After marrying a successful Parisian writer known commonly as Willy, Sidonie-Gabrielle Colette is transplanted from her childhood home in rural France to the intellectual and artistic splendor of Paris. Soon after, Willy convinces Colette to ghostwrite for him. She pens a semi-autobiographical novel about a witty and brazen country girl named Claudine, sparking a bestseller and a cultural sensation. After its success, Colette and Willy become the talk of Paris and their adventures inspire additional Claudine novels.

The Quartile Take

Colette (2018) is a competent but somewhat conventional biopic. The plot covers Colette's awakening as a writer and her fight for creative and personal autonomy in a fairly linear, episodic fashion — engaging but rarely surprising. Keira Knightley brings presence and commitment to the title role, and Dominic West is effectively oily as Willy, but the supporting cast is serviceable rather than exceptional. Cinematography is handsome period work — lush Parisian interiors and countryside — though nothing especially distinctive.
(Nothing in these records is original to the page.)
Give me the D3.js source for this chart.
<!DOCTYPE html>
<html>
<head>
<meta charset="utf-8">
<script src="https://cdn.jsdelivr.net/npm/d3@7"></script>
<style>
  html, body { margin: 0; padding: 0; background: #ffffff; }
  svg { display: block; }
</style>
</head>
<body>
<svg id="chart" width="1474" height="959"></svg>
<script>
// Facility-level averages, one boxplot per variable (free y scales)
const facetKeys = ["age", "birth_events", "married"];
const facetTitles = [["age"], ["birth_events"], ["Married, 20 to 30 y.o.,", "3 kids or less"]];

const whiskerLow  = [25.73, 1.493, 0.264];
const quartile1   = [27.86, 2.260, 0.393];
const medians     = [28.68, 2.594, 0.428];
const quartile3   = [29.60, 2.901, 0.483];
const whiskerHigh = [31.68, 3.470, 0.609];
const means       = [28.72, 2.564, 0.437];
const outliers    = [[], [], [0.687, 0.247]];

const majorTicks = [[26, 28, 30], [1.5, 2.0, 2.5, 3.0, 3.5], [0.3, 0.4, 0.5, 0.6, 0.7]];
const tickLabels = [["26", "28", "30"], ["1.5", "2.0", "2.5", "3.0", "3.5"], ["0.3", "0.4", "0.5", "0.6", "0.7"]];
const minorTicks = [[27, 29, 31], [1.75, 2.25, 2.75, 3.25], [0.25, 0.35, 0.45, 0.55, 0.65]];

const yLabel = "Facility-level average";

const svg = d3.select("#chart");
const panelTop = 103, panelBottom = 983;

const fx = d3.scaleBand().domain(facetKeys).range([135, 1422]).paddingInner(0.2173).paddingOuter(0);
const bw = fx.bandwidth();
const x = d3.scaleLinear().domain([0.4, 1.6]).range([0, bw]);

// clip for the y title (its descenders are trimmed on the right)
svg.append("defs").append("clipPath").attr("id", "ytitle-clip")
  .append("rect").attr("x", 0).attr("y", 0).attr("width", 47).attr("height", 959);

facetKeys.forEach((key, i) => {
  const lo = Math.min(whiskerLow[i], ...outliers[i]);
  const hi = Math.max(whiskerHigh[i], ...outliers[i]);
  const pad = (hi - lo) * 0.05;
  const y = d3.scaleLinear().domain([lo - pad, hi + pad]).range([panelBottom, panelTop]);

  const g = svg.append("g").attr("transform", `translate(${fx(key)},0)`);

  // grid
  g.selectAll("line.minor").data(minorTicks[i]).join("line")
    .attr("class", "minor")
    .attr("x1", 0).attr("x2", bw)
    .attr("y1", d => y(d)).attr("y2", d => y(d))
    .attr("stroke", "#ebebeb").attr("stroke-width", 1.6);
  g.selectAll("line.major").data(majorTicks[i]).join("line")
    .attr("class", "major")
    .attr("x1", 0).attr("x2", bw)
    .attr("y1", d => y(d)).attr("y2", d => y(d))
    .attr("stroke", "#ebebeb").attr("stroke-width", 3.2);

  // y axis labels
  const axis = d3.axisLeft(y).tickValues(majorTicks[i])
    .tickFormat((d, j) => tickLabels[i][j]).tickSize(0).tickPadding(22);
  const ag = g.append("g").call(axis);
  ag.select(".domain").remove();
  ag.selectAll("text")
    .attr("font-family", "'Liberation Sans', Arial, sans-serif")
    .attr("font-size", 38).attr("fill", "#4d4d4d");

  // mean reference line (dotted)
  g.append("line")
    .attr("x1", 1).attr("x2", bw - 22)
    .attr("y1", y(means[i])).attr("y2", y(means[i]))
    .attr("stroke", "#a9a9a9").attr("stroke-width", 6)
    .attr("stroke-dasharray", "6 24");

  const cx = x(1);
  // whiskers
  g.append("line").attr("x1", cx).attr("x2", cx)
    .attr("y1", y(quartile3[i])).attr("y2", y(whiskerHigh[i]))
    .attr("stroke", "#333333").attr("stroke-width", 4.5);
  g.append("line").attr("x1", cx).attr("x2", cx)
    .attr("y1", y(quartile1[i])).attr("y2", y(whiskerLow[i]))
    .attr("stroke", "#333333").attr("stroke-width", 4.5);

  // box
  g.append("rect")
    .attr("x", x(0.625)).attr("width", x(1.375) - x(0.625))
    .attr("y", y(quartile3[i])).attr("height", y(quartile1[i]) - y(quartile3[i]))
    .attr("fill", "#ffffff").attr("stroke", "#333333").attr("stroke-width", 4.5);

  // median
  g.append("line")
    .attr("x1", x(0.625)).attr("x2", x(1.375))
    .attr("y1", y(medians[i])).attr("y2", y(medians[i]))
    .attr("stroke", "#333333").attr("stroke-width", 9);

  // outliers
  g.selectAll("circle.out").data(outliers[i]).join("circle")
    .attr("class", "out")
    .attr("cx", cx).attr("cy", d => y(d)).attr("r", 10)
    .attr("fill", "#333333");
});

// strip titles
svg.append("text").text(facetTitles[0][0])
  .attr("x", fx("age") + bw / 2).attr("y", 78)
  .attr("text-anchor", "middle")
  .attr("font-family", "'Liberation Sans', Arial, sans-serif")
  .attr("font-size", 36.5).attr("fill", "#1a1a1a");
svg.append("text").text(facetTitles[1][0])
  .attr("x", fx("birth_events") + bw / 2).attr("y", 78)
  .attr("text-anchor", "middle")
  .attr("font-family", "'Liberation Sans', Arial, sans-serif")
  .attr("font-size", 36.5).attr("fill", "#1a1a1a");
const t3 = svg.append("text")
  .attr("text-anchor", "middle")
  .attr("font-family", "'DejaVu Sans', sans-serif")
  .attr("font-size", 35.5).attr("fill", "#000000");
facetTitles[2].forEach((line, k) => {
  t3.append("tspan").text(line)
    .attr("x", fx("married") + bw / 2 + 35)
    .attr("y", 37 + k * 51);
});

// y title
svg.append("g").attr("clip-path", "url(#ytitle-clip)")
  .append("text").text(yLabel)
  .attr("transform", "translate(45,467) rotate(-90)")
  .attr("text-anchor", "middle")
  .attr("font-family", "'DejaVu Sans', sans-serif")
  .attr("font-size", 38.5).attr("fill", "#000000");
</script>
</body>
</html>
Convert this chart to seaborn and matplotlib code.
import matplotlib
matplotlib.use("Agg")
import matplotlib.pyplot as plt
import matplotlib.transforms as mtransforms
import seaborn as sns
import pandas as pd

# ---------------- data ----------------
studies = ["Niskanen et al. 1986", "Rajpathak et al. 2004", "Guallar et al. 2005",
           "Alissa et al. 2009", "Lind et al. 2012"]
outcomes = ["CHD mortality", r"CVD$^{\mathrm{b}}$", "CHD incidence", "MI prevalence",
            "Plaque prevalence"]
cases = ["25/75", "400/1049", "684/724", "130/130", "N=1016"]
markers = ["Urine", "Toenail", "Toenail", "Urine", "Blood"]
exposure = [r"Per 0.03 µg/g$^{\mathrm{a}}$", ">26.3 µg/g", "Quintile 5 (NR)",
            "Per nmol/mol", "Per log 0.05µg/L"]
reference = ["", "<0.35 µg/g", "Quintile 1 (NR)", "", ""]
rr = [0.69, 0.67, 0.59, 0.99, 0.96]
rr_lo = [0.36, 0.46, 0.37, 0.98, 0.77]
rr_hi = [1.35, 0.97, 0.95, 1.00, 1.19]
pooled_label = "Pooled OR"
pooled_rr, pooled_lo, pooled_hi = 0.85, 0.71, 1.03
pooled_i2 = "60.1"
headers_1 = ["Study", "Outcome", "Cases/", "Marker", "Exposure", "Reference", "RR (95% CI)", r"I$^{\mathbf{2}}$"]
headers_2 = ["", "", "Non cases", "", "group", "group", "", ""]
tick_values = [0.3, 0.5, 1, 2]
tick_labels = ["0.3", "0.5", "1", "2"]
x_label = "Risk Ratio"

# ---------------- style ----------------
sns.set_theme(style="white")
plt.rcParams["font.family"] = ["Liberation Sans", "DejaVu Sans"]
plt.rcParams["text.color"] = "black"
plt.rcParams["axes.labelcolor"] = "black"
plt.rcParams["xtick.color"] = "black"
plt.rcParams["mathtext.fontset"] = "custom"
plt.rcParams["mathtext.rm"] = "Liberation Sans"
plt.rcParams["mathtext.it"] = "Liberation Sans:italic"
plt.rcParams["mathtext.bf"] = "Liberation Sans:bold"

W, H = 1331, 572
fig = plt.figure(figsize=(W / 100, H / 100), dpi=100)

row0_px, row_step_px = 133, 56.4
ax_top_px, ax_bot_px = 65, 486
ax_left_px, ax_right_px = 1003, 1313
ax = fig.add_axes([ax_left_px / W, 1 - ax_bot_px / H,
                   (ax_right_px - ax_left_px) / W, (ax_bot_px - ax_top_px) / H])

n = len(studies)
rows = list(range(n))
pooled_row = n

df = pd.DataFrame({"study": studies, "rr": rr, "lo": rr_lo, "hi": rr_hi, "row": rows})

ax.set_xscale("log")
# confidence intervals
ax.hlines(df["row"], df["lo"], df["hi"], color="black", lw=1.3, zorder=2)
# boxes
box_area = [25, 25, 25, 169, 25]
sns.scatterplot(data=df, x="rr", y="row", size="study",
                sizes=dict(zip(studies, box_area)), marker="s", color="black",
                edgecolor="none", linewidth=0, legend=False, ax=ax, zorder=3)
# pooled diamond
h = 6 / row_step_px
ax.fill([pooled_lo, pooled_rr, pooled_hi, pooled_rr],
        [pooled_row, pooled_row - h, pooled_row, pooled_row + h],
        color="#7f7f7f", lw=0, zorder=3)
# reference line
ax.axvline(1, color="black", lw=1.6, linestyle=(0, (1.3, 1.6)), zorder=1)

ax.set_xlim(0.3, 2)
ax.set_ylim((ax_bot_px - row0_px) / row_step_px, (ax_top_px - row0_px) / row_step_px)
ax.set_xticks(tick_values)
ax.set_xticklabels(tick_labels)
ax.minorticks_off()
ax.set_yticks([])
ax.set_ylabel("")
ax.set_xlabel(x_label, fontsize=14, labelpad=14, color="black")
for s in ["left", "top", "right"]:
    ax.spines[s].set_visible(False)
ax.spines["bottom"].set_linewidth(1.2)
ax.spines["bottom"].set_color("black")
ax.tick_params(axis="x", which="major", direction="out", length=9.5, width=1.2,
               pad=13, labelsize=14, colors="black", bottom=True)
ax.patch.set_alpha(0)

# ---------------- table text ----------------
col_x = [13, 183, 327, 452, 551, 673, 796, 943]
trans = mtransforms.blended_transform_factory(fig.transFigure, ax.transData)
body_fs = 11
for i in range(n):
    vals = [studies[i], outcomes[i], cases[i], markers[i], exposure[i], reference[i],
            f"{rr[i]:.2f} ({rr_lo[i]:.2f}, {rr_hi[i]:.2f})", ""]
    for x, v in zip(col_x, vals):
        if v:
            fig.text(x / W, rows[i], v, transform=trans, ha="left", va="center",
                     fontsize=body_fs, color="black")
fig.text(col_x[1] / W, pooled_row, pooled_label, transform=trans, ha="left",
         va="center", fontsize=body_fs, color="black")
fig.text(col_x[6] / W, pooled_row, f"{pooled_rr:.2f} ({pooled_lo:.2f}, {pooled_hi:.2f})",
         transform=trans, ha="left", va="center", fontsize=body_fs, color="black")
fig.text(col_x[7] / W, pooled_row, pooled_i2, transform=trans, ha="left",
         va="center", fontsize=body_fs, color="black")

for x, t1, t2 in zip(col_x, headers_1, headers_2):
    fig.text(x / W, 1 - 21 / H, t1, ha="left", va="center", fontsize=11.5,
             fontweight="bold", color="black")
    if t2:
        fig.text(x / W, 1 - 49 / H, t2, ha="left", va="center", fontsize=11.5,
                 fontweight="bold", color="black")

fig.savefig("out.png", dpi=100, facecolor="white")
As a biopic it follows familiar genre beats: oppressed genius fights for recognition, identity, freedom. The LGBT and gender-nonconforming elements add some texture but the overall structure is well-trodden. The ending, depicting Colette's eventual reclaiming of her name, feels somewhat rushed and anticlimactic rather than emotionally satisfying, leaving the full arc of her remarkable life underexplored.